Dieser schwarze Humor von van Hoddis speiste sich im Wesentlichen aus der Angst der sich vollziehenden Industrialisierung. Erfindungen wie die Eisenbahn waren für viele Menschen zunächst sehr befremdlich und man stellte absurde Theorien darüber auf, dass ein Mensch nur eine Geschwindigkeit bis 50 km/h aushalten könne. Die Städte erfuhren einen rasanten Bevölkerungswachstum und Zustrom aus der ländlichen Umgebung. Viele Städte waren dem nicht gewachsen und so machte sich Armut breit, sie hatten mit mangelnder Hygiene und der Bildung von Armenghettos zu kämpfen. Weltuntergangsstimmung machte sich allgemein breit. Ganz besonders traf dieses Ereignis allerdings mit der Wiederentdeckung des Halleyschen Kometen zusammen. Der Halleysche Komet versetzte die Menschen in große Panik, da man einen Aufschlag mit der Erde befürchtet hatte. Van Hoddis scheint die Weltuntergangsstimmung seiner Zeitgenossen in „Weltende“ zu verspotten.
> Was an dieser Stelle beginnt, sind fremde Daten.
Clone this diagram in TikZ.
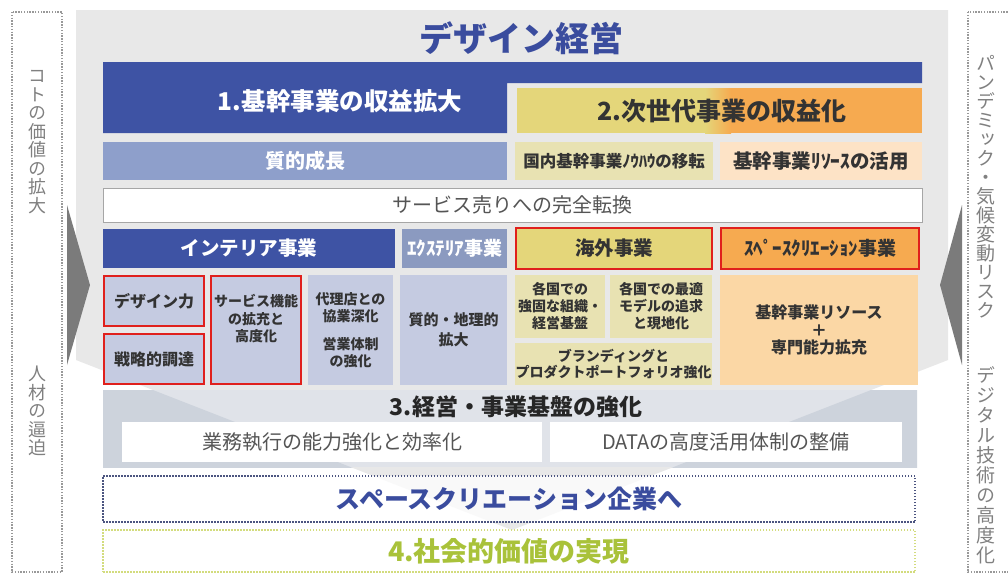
\documentclass[tikz,border=0pt]{standalone}
\usepackage{fontspec}
\setmainfont{Noto Sans CJK JP}
\newfontfamily\vjp[RawFeature=+vert]{Noto Sans CJK JP}
\newcommand\fsz[2]{\fontsize{#1}{#2}\selectfont}
\newcommand\cellbox[7]{%
  \pgfmathsetmacro\cbx{(#2+#4)/2}\pgfmathsetmacro\cby{(#3+#5)/2}%
  \pgfmathsetmacro\cbw{#4-#2}\pgfmathsetmacro\cbh{#5-#3}%
  \node[base,#6,minimum width=\cbw pt,minimum height=\cbh pt] (#1) at (\cbx,\cby) {#7};}
\definecolor{panel}{HTML}{E8E8E8}
\definecolor{blueD}{HTML}{3E53A4}
\definecolor{titleblue}{HTML}{3A4C9E}
\definecolor{steel}{HTML}{8E9FCB}
\definecolor{ext}{HTML}{8B9AC0}
\definecolor{lblue}{HTML}{C5CBE1}
\definecolor{yel}{HTML}{E4D67A}
\definecolor{org}{HTML}{F6AA50}
\definecolor{pyel}{HTML}{E8E2B2}
\definecolor{porg}{HTML}{FDE3C6}
\definecolor{porgB}{HTML}{FBD7A5}
\definecolor{redc}{HTML}{E0201C}
\definecolor{bandL}{HTML}{E0E3E9}
\definecolor{bandD}{HTML}{CDD3DC}
\definecolor{txt}{HTML}{333333}
\definecolor{gtxt}{HTML}{555555}
\definecolor{vgrey}{HTML}{808080}
\definecolor{grn}{HTML}{A9C23A}
\definecolor{grnd}{HTML}{D3DC7E}
\definecolor{navyd}{HTML}{4C5580}
\definecolor{trig}{HTML}{7B7B7B}
\begin{document}
\begin{tikzpicture}[x=1pt,y=-1pt,
  base/.style={inner sep=0pt, outer sep=0pt, align=center, text=txt},
  redb/.style={draw=redc, line width=2.5pt},
  sidebox/.style={draw=vgrey!80, line width=1.6pt, dash pattern=on 1.4pt off 1.4pt},
  vtext/.style={inner sep=0pt, align=center, text=vgrey, font=\vjp\fsz{18}{18.5}},
  dotbox/.style={line width=1.8pt, dash pattern=on 1.5pt off 1.5pt, fill=white, fill opacity=0.75, text opacity=1}]
\clip (0,0) rectangle (1008,574);
\fill[white] (0,0) rectangle (1008,574);
% side boxes
\draw[sidebox] (12,12) rectangle (62,572);
\draw[sidebox] (968,12) rectangle (1020,572);
\node[vtext] (l1) at (37,142) {コ\\ト\\の\\価\\値\\の\\拡\\大};
\node[vtext] (l2) at (37,411) {人\\材\\の\\逼\\迫};
\node[vtext, font=\vjp\fsz{19}{19}] (r1) at (986,187) {パ\\ン\\デ\\ミ\\ッ\\ク\\・\\気\\候\\変\\動\\リ\\ス\\ク};
\node[vtext, font=\vjp\fsz{19}{20}] (r2) at (986,465) {デ\\ジ\\タ\\ル\\技\\術\\の\\高\\度\\化};
% panel
\fill[panel] (76,10) -- (948,10) -- (948,360) -- (512,530) -- (76,360) -- cycle;
\fill[trig] (67,205) -- (90,285) -- (67,365) -- cycle;
\fill[trig] (962,205) -- (940,285) -- (962,365) -- cycle;
% title
\node[base, text=titleblue, font=\fsz{34}{38}\bfseries] (title) at (521,38) {デザイン経営};
% 1.
\fill[blueD] (103,62) -- (922,62) -- (922,83) -- (507,83) -- (507,133) -- (103,133) -- cycle;
\node[base, text=white, font=\fsz{24.5}{28}\bfseries] (t1) at (340,101) {1.基幹事業の収益拡大};
% 2.
\fill[yel] (517,88) rectangle (705,133);
\shade[left color=yel, right color=org] (705,88) rectangle (731,133);
\fill[org] (731,88) rectangle (922,133);
\node[base, text=txt, font=\fsz{25}{28}\bfseries] (t2) at (722,111) {2.次世代事業の収益化};
% row 2
\cellbox{q}{103}{142}{507}{180}{fill=steel, text=white, font=\fsz{20}{24}\bfseries}{質的成長}
\cellbox{kn}{515}{142}{713}{180}{fill=pyel, font=\fsz{16.5}{20}\bfseries}{国内基幹事業ﾉｳﾊｳの移転}
\cellbox{kr}{720}{142}{922}{180}{fill=porg, font=\fsz{19.5}{22}\bfseries}{基幹事業ﾘｿｰｽの活用}
% row 3
\cellbox{sb}{103}{188}{922}{222}{fill=white, draw=gray!70, line width=0.8pt, text=gtxt, font=\fsz{20}{24}}{サービス売りへの完全転換}
% row 4 headers
\cellbox{hi}{103}{229}{395}{268}{fill=blueD, text=white, font=\fsz{19.5}{22}\bfseries}{インテリア事業}
\cellbox{he}{402}{229}{507}{268}{fill=ext, text=white, font=\fsz{19}{22}\bfseries}{ｴｸｽﾃﾘｱ事業}
\cellbox{hk}{516}{228}{712}{269}{redb, fill=yel, font=\fsz{19.5}{22}\bfseries}{海外事業}
\cellbox{hs}{721}{228}{919}{269}{redb, fill=org, font=\fsz{19}{22}\bfseries}{ｽﾍﾟｰｽｸﾘｴｰｼｮﾝ事業}
% row 5 left
\cellbox{dz}{104}{276}{204}{326}{redb, fill=lblue, font=\fsz{16}{19}\bfseries}{デザイン力}
\cellbox{sr}{104}{334}{204}{384}{redb, fill=lblue, font=\fsz{16}{19}\bfseries}{戦略的調達}
\cellbox{sv}{211}{276}{301}{384}{redb, fill=lblue, font=\fsz{14}{17.5}\bfseries}{サービス機能\\の拡充と\\高度化\\[6pt]}
\cellbox{dr}{308}{275}{393}{385}{fill=lblue, font=\fsz{14}{16.5}\bfseries}{代理店との\\協業深化\\[12pt]営業体制\\の強化}
\cellbox{qc}{400}{275}{507}{385}{fill=lblue, font=\fsz{15}{20}\bfseries}{質的・地理的\\拡大}
% row 5 right
\cellbox{k1}{515}{275}{605}{338}{fill=pyel, font=\fsz{14}{17}\bfseries}{各国での\\強固な組織・\\経営基盤}
\cellbox{k2}{610}{275}{712}{338}{fill=pyel, font=\fsz{14}{17}\bfseries}{各国での最適\\モデルの追求\\と現地化}
\cellbox{br}{515}{343}{712}{385}{fill=pyel, font=\fsz{14}{16.5}\bfseries}{ブランディングと\\プロダクトポートフォリオ強化}
\cellbox{rs}{720}{275}{918}{385}{fill=porgB, font=\fsz{16}{17.5}\bfseries}{基幹事業リソース\\＋\\専門能力拡充}
% 3. band
\fill[bandL] (103,390) rectangle (917,467);
\begin{scope}
\clip (103,390) rectangle (917,467);
\fill[bandD] (76,360) -- (512,530) -- (948,360) -- (948,600) -- (76,600) -- cycle;
\end{scope}
\node[base, text=black!85, font=\fsz{23}{26}\bfseries] (t3) at (516,407) {3.経営・事業基盤の強化};
\cellbox{w1}{122}{422}{542}{462}{fill=white, text=gtxt, font=\fsz{20}{24}}{業務執行の能力強化と効率化}
\cellbox{w2}{550}{422}{902}{462}{fill=white, text=gtxt, font=\fsz{20}{24}}{DATAの高度活用体制の整備}
% bottom dotted boxes
\cellbox{d1}{103}{476}{915}{522}{dotbox, draw=navyd, text=titleblue, font=\fsz{25}{28}\bfseries}{スペースクリエーション企業へ}
\cellbox{d2}{103}{530}{915}{572}{dotbox, draw=grnd, fill opacity=1, text=grn, font=\fsz{27}{30}\bfseries}{4.社会的価値の実現}
\end{tikzpicture}
\end{document}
Kleine Anmerkung: Parallel zu dem Gedicht „Weltende“ von van Hoddis gibt es noch das Gedicht „Die Menschen stehen vorwärts in den Straßen“ von Georg Heym. Auch das Gedicht von Heym bezieht seinen historischen Hintergrund ganz wesentlich aus dem befürchteten Kometeneinschlag. Anders als van Hoddis „verpottet“ Heym die Hysterie seiner Zeitgenossen jedoch auf eine ganze andere Art. Sein Gedicht wirkt insgesamt viel beklemmender und überzeugender, als das thematisch gleiche Gedicht von van Hoddis.